### [AIM OF THE TASK]
Write out, word for word, only the data from its first line to the line containing "ax = fig.add_axes([163/1012, 3/865, 1".
-- Start of GIVEN INFORMATION --
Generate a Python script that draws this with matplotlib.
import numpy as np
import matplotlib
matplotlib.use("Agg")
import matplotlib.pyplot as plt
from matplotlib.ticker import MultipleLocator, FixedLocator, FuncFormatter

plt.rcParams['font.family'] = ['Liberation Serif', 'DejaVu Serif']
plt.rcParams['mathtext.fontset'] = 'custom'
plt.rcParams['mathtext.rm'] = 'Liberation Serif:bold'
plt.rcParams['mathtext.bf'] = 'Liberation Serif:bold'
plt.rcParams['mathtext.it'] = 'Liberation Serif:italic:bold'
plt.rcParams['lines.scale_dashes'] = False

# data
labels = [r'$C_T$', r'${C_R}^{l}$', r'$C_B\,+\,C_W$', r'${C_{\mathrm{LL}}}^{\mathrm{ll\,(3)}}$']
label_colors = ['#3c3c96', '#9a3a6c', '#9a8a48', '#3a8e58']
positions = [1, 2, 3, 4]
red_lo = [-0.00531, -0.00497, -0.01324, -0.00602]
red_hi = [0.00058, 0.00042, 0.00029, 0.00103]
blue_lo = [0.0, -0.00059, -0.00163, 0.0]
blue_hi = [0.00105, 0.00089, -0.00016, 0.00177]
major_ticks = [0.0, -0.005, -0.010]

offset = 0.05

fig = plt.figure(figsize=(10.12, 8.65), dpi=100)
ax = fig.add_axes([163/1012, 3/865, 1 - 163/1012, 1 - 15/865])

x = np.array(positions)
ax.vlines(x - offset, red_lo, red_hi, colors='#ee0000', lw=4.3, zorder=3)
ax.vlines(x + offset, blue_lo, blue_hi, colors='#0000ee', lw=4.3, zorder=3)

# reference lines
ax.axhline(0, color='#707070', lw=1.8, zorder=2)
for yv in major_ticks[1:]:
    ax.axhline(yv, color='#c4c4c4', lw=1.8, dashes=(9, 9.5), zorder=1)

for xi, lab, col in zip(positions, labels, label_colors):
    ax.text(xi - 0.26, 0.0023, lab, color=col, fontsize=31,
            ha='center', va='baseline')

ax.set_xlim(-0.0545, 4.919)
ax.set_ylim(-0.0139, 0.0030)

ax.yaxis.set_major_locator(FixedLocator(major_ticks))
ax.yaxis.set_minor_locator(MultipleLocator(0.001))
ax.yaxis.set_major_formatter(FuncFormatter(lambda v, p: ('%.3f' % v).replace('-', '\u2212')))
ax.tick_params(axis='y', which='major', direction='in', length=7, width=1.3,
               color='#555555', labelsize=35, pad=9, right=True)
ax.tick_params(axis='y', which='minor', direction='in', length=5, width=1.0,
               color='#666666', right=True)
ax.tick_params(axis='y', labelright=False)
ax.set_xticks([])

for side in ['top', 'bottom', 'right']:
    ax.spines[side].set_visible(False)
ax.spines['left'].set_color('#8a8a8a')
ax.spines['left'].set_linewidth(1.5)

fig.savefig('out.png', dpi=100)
-- End of GIVEN INFORMATION --
### [RESULT OF THIS EXERCISE]
Generate a Python script that draws this with matplotlib.
import numpy as np
import matplotlib
matplotlib.use("Agg")
import matplotlib.pyplot as plt
from matplotlib.ticker import MultipleLocator, FixedLocator, FuncFormatter

plt.rcParams['font.family'] = ['Liberation Serif', 'DejaVu Serif']
plt.rcParams['mathtext.fontset'] = 'custom'
plt.rcParams['mathtext.rm'] = 'Liberation Serif:bold'
plt.rcParams['mathtext.bf'] = 'Liberation Serif:bold'
plt.rcParams['mathtext.it'] = 'Liberation Serif:italic:bold'
plt.rcParams['lines.scale_dashes'] = False

# data
labels = [r'$C_T$', r'${C_R}^{l}$', r'$C_B\,+\,C_W$', r'${C_{\mathrm{LL}}}^{\mathrm{ll\,(3)}}$']
label_colors = ['#3c3c96', '#9a3a6c', '#9a8a48', '#3a8e58']
positions = [1, 2, 3, 4]
red_lo = [-0.00531, -0.00497, -0.01324, -0.00602]
red_hi = [0.00058, 0.00042, 0.00029, 0.00103]
blue_lo = [0.0, -0.00059, -0.00163, 0.0]
blue_hi = [0.00105, 0.00089, -0.00016, 0.00177]
major_ticks = [0.0, -0.005, -0.010]

offset = 0.05

fig = plt.figure(figsize=(10.12, 8.65), dpi=100)
ax = fig.add_axes([163/1012, 3/865, 1 - 163/1012, 1 - 15/865])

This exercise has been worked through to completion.